The challenge was to develop the operations support group, exploit the operating system and bring real business benefit to the organisation. This opportunity was enhanced when he led the project to migrate the George II workload to the newly launched ICL 2900 range under VME.

Woolworth IT developed a reputation for leading-edge technology and practices and Mr Sawle was often invited to speak at User Group conferences and joined working parties to help steer ICL development plans – most of them focusing on reliability, consistency of service and error reduction.

His responsibilities at Woolworth increased and he was given responsibility for the Rochdale data centre and also the data centres in Swindon and London.

In 1985 everything changed. A new IT Director changed the technical direction from ICL to IBM. Senior IT professionals with extensive experience of IBM operations were parachuted in and Mr Sawle was offered a very attractive package to go do something else – and that something else was Sysop.

The early days of Sysop saw an increasingly fruitful partnership with ICL.

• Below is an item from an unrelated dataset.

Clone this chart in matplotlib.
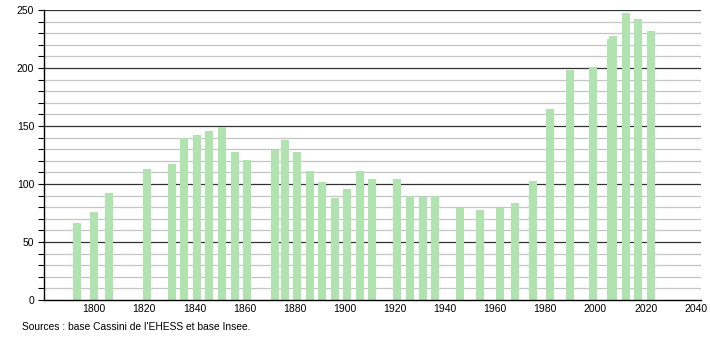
import matplotlib
matplotlib.use('Agg')
import matplotlib.pyplot as plt
from matplotlib.ticker import MultipleLocator

# - Data -
years = [1793, 1800, 1806, 1821, 1831, 1836, 1841, 1846, 1851, 1856, 1861,
         1872, 1876, 1881, 1886, 1891, 1896, 1901, 1906, 1911,
         1921, 1926, 1931, 1936, 1946, 1954, 1962, 1968, 1975, 1982,
         1990, 1999, 2006, 2007, 2012, 2017, 2022]
population = [66, 76, 92, 113, 117, 140, 142, 146, 149, 128, 121,
              129, 138, 128, 111, 102, 88, 96, 111, 104,
              104, 90, 89, 90, 79, 78, 79, 84, 103, 165,
              198, 201, 225, 228, 247, 242, 232]
x_ticks = list(range(1800, 2041, 20))
y_ticks = [0, 50, 100, 150, 200, 250]
source = "Sources : base Cassini de l'EHESS et base Insee."

plt.rcParams['font.family'] = ['Liberation Sans', 'DejaVu Sans']

fig = plt.figure(figsize=(7.1, 3.4), dpi=100)
ax = fig.add_axes([0.062, 0.1176, 0.925, 0.853])

# - Grid lines -
for v in range(10, 251, 10):
    if v % 50 == 0:
        ax.axhline(v, color='#333333', lw=0.9, zorder=1)
    else:
        ax.axhline(v, color='#c4c4c4', lw=0.9, zorder=1)

# - Bars -
ax.bar(years, population, width=3.2, color='#b1e3b1', zorder=2)

ax.set_xlim(1780, 2042)
ax.set_ylim(0, 250)
ax.set_xticks(x_ticks)
ax.set_yticks(y_ticks)
ax.yaxis.set_minor_locator(MultipleLocator(10))
ax.tick_params(axis='x', length=0, labelsize=7.5, pad=3)
ax.tick_params(axis='y', which='both', length=4, width=0.8, labelsize=7.5, pad=3)

for s in ['top', 'right']:
    ax.spines[s].set_visible(False)
for s in ['left', 'bottom']:
    ax.spines[s].set_linewidth(1.0)
    ax.spines[s].set_color('black')

fig.text(22 / 710, 1 - 327 / 340, source, fontsize=7.4, va='center', ha='left')

fig.savefig('out.png', dpi=100)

Sysop pioneered the development of storage management systems to exploit the capabilities of automated tape libraries – always looking at ways to help clients reduce cost, improve reliability, and improve storage management.

Then along came ITIL®.

In 1990 Sysop was one of only three companies who offered training in IT Service Management. The other two no longer exist – which makes Sysop the world’s longest exponent of ITIL.

Sysop continues to innovate and see itself as a new breed of IT educator.

Mr Sawle said: "Our mission is to provide a more creative and stimulating, world class educational environment that addresses vital areas of IT service management. Our training and education is designed to make ITIL more accessible, digestible and relevant for its clients, while its practical workshops can be tailored to the specific needs of the client organisation."

Asked when he is intending to retire, Mr Sawle said: "Not while I’m having so much fun."